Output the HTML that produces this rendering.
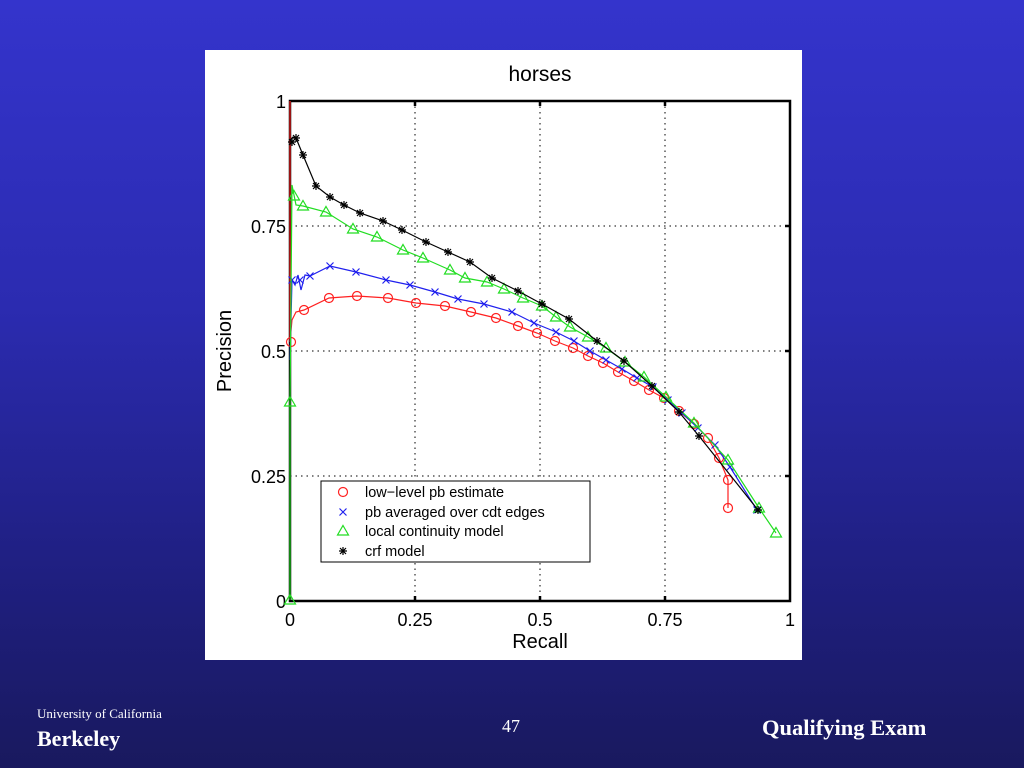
<!DOCTYPE html>
<html><head><meta charset="utf-8"><style>
html,body{margin:0;padding:0;width:1024px;height:768px;overflow:hidden}
body{background:linear-gradient(#3434cc 0%,#2b2bb0 40%,#1f1f80 75%,#19195e 100%);position:relative;font-family:"Liberation Serif",serif;color:#fff}
.t{position:absolute;white-space:nowrap}
</style></head><body>
<svg width="1024" height="768" style="position:absolute;left:0;top:0" font-family="Liberation Sans, sans-serif">
<rect x="205" y="50" width="597" height="610" fill="#fff"/>
<g stroke="#000" stroke-width="1" stroke-dasharray="1.5,4">
<line x1="415" y1="101" x2="415" y2="601"/><line x1="540" y1="101" x2="540" y2="601"/><line x1="665" y1="101" x2="665" y2="601"/>
<line x1="290" y1="226" x2="790" y2="226"/><line x1="290" y1="351" x2="790" y2="351"/><line x1="290" y1="476" x2="790" y2="476"/>
</g>
<rect x="290" y="101" width="500" height="500" fill="none" stroke="#000" stroke-width="2.5"/>
<g stroke="#000" stroke-width="2.5">
<line x1="415" y1="101" x2="415" y2="106"/><line x1="540" y1="101" x2="540" y2="106"/><line x1="665" y1="101" x2="665" y2="106"/>
<line x1="415" y1="601" x2="415" y2="596"/><line x1="540" y1="601" x2="540" y2="596"/><line x1="665" y1="601" x2="665" y2="596"/>
<line x1="785" y1="226" x2="790" y2="226"/><line x1="785" y1="351" x2="790" y2="351"/><line x1="785" y1="476" x2="790" y2="476"/>
</g>
<text x="540" y="81" font-size="21" text-anchor="middle">horses</text>
<g font-size="18" text-anchor="end">
<text x="286" y="108">1</text><text x="286" y="233">0.75</text><text x="286" y="358">0.5</text><text x="286" y="483">0.25</text><text x="286" y="608">0</text>
</g>
<g font-size="18" text-anchor="middle">
<text x="290" y="626">0</text><text x="415" y="626">0.25</text><text x="540" y="626">0.5</text><text x="665" y="626">0.75</text><text x="790" y="626">1</text>
<text x="540" y="648" font-size="20">Recall</text>
</g>
<text transform="translate(231,351) rotate(-90)" font-size="20" text-anchor="middle">Precision</text>
<g id="series" fill="none" stroke-width="1.2"></g>
<rect x="321" y="481" width="269" height="81" fill="#fff" stroke="#000" stroke-width="1"/>
<g font-size="14.5">
<text x="365" y="497">low−level pb estimate</text>
<text x="365" y="517">pb averaged over cdt edges</text>
<text x="365" y="536">local continuity model</text>
<text x="365" y="556">crf model</text>
</g>
<g id="leg" fill="none" stroke-width="1.2"></g>
</svg>
<div class="t" style="left:37px;top:706px;font-size:13px">University of California</div>
<div class="t" style="left:37px;top:726px;font-size:22px;font-weight:bold">Berkeley</div>
<div class="t" style="left:502px;top:716px;font-size:18px">47</div>
<div class="t" style="left:762px;top:715px;font-size:22.5px;font-weight:bold">Qualifying Exam</div>
<script>
var NS="http://www.w3.org/2000/svg";
function el(p,t,a){var e=document.createElementNS(NS,t);for(var k in a)e.setAttribute(k,a[k]);p.appendChild(e);return e;}
function mk(g,type,x,y,c){
 if(type=="o")el(g,"circle",{cx:x,cy:y,r:4.5,stroke:c});
 else if(type=="x"){el(g,"path",{d:"M"+(x-3.5)+","+(y-3.5)+"l7,7M"+(x-3.5)+","+(y+3.5)+"l7,-7",stroke:c});}
 else if(type=="t")el(g,"path",{d:"M"+x+","+(y-5.5)+"L"+(x+5.5)+","+(y+4)+"L"+(x-5.5)+","+(y+4)+"Z",stroke:c});
 else {el(g,"path",{d:"M"+(x-4)+","+y+"h8M"+x+","+(y-4)+"v8M"+(x-3)+","+(y-3)+"l6,6M"+(x-3)+","+(y+3)+"l6,-6",stroke:c});}
}
var S=document.getElementById("series");
var red=[[291,342],[304,310],[329,298],[357,296],[388,298],[416,303],[445,306],[471,312],[496,318],[518,326],[537,333],[555,341],[573,348],[588,356],[603,363],[618,372],[634,381],[649,390],[664,398],[679,411],[694,424],[708,438],[719,458],[728,480],[728,508]];
var blue=[[292,280],[300,280],[310,276],[330,266],[356,272],[386,280],[410,285],[435,292],[458,299],[484,304],[512,312],[534,323],[556,332],[574,341],[590,351],[606,360],[622,369],[637,378],[653,387],[668,400],[682,413],[698,428],[715,445],[730,467],[757,510]];
var green=[[290,402],[294,196],[303,206],[326,212],[353,229],[377,237],[403,250],[423,258],[450,270],[465,278],[487,282],[504,289],[523,298],[542,306],[556,317],[570,327],[588,337],[606,348],[625,362],[644,377],[666,397],[694,423],[728,460],[759,508],[776,533]];
var black=[[292,142],[296,138],[303,155],[316,186],[330,197],[344,205],[360,213],[383,221],[402,230],[426,242],[448,252],[470,262],[492,278],[518,291],[542,304],[569,319],[597,341],[624,361],[652,386],[679,412],[699,436],[758,510]];
var data=[
{c:"#ff2020",m:"o",line:[[290,101],[290,342],[292,320],[296,312]].concat(red.slice(1)),pts:red},
{c:"#2020ee",m:"x",line:[[290,360],[292,280],[295,285],[298,275],[301,290],[305,275]].concat(blue.slice(2)),pts:blue},
{c:"#22dd22",m:"t",line:[[290,600],[290,402],[292,185],[296,205]].concat(green.slice(2)),pts:green.concat([[290,600]])},
{c:"#000",m:"s",line:[[290,140],[293,137]].concat(black.slice(1)),pts:black}
];
data.forEach(function(d){
 el(S,"polyline",{points:d.line.map(function(p){return p.join(",")}).join(" "),stroke:d.c});
 d.pts.forEach(function(p){mk(S,d.m,p[0],p[1],d.c)});
});
var L=document.getElementById("leg");
mk(L,"o",343,492,"#ff2020");mk(L,"x",343,512,"#2020ee");mk(L,"t",343,531,"#22dd22");mk(L,"s",343,551,"#000");
</script>
</body></html>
——————————
# Task to carry out:
Pictures are to be left out; repeat all the remaining data exactly.

# The output:
Output the HTML that produces this rendering.
<!DOCTYPE html>
<html><head><meta charset="utf-8"><style>
html,body{margin:0;padding:0;width:1024px;height:768px;overflow:hidden}
body{background:linear-gradient(#3434cc 0%,#2b2bb0 40%,#1f1f80 75%,#19195e 100%);position:relative;font-family:"Liberation Serif",serif;color:#fff}
.t{position:absolute;white-space:nowrap}
</style></head><body>
<svg width="1024" height="768" style="position:absolute;left:0;top:0" font-family="Liberation Sans, sans-serif">
<rect x="205" y="50" width="597" height="610" fill="#fff"/>
<g stroke="#000" stroke-width="1" stroke-dasharray="1.5,4">
<line x1="415" y1="101" x2="415" y2="601"/><line x1="540" y1="101" x2="540" y2="601"/><line x1="665" y1="101" x2="665" y2="601"/>
<line x1="290" y1="226" x2="790" y2="226"/><line x1="290" y1="351" x2="790" y2="351"/><line x1="290" y1="476" x2="790" y2="476"/>
</g>
<rect x="290" y="101" width="500" height="500" fill="none" stroke="#000" stroke-width="2.5"/>
<g stroke="#000" stroke-width="2.5">
<line x1="415" y1="101" x2="415" y2="106"/><line x1="540" y1="101" x2="540" y2="106"/><line x1="665" y1="101" x2="665" y2="106"/>
<line x1="415" y1="601" x2="415" y2="596"/><line x1="540" y1="601" x2="540" y2="596"/><line x1="665" y1="601" x2="665" y2="596"/>
<line x1="785" y1="226" x2="790" y2="226"/><line x1="785" y1="351" x2="790" y2="351"/><line x1="785" y1="476" x2="790" y2="476"/>
</g>
<text x="540" y="81" font-size="21" text-anchor="middle">horses</text>
<g font-size="18" text-anchor="end">
<text x="286" y="108">1</text><text x="286" y="233">0.75</text><text x="286" y="358">0.5</text><text x="286" y="483">0.25</text><text x="286" y="608">0</text>
</g>
<g font-size="18" text-anchor="middle">
<text x="290" y="626">0</text><text x="415" y="626">0.25</text><text x="540" y="626">0.5</text><text x="665" y="626">0.75</text><text x="790" y="626">1</text>
<text x="540" y="648" font-size="20">Recall</text>
</g>
<text transform="translate(231,351) rotate(-90)" font-size="20" text-anchor="middle">Precision</text>
<g id="series" fill="none" stroke-width="1.2"></g>
<rect x="321" y="481" width="269" height="81" fill="#fff" stroke="#000" stroke-width="1"/>
<g font-size="14.5">
<text x="365" y="497">low−level pb estimate</text>
<text x="365" y="517">pb averaged over cdt edges</text>
<text x="365" y="536">local continuity model</text>
<text x="365" y="556">crf model</text>
</g>
<g id="leg" fill="none" stroke-width="1.2"></g>
</svg>
<div class="t" style="left:37px;top:706px;font-size:13px">University of California</div>
<div class="t" style="left:37px;top:726px;font-size:22px;font-weight:bold">Berkeley</div>
<div class="t" style="left:502px;top:716px;font-size:18px">47</div>
<div class="t" style="left:762px;top:715px;font-size:22.5px;font-weight:bold">Qualifying Exam</div>
<script>
var NS="http://www.w3.org/2000/svg";
function el(p,t,a){var e=document.createElementNS(NS,t);for(var k in a)e.setAttribute(k,a[k]);p.appendChild(e);return e;}
function mk(g,type,x,y,c){
 if(type=="o")el(g,"circle",{cx:x,cy:y,r:4.5,stroke:c});
 else if(type=="x"){el(g,"path",{d:"M"+(x-3.5)+","+(y-3.5)+"l7,7M"+(x-3.5)+","+(y+3.5)+"l7,-7",stroke:c});}
 else if(type=="t")el(g,"path",{d:"M"+x+","+(y-5.5)+"L"+(x+5.5)+","+(y+4)+"L"+(x-5.5)+","+(y+4)+"Z",stroke:c});
 else {el(g,"path",{d:"M"+(x-4)+","+y+"h8M"+x+","+(y-4)+"v8M"+(x-3)+","+(y-3)+"l6,6M"+(x-3)+","+(y+3)+"l6,-6",stroke:c});}
}
var S=document.getElementById("series");
var red=[[291,342],[304,310],[329,298],[357,296],[388,298],[416,303],[445,306],[471,312],[496,318],[518,326],[537,333],[555,341],[573,348],[588,356],[603,363],[618,372],[634,381],[649,390],[664,398],[679,411],[694,424],[708,438],[719,458],[728,480],[728,508]];
var blue=[[292,280],[300,280],[310,276],[330,266],[356,272],[386,280],[410,285],[435,292],[458,299],[484,304],[512,312],[534,323],[556,332],[574,341],[590,351],[606,360],[622,369],[637,378],[653,387],[668,400],[682,413],[698,428],[715,445],[730,467],[757,510]];
var green=[[290,402],[294,196],[303,206],[326,212],[353,229],[377,237],[403,250],[423,258],[450,270],[465,278],[487,282],[504,289],[523,298],[542,306],[556,317],[570,327],[588,337],[606,348],[625,362],[644,377],[666,397],[694,423],[728,460],[759,508],[776,533]];
var black=[[292,142],[296,138],[303,155],[316,186],[330,197],[344,205],[360,213],[383,221],[402,230],[426,242],[448,252],[470,262],[492,278],[518,291],[542,304],[569,319],[597,341],[624,361],[652,386],[679,412],[699,436],[758,510]];
var data=[
{c:"#ff2020",m:"o",line:[[290,101],[290,342],[292,320],[296,312]].concat(red.slice(1)),pts:red},
{c:"#2020ee",m:"x",line:[[290,360],[292,280],[295,285],[298,275],[301,290],[305,275]].concat(blue.slice(2)),pts:blue},
{c:"#22dd22",m:"t",line:[[290,600],[290,402],[292,185],[296,205]].concat(green.slice(2)),pts:green.concat([[290,600]])},
{c:"#000",m:"s",line:[[290,140],[293,137]].concat(black.slice(1)),pts:black}
];
data.forEach(function(d){
 el(S,"polyline",{points:d.line.map(function(p){return p.join(",")}).join(" "),stroke:d.c});
 d.pts.forEach(function(p){mk(S,d.m,p[0],p[1],d.c)});
});
var L=document.getElementById("leg");
mk(L,"o",343,492,"#ff2020");mk(L,"x",343,512,"#2020ee");mk(L,"t",343,531,"#22dd22");mk(L,"s",343,551,"#000");
</script>
</body></html>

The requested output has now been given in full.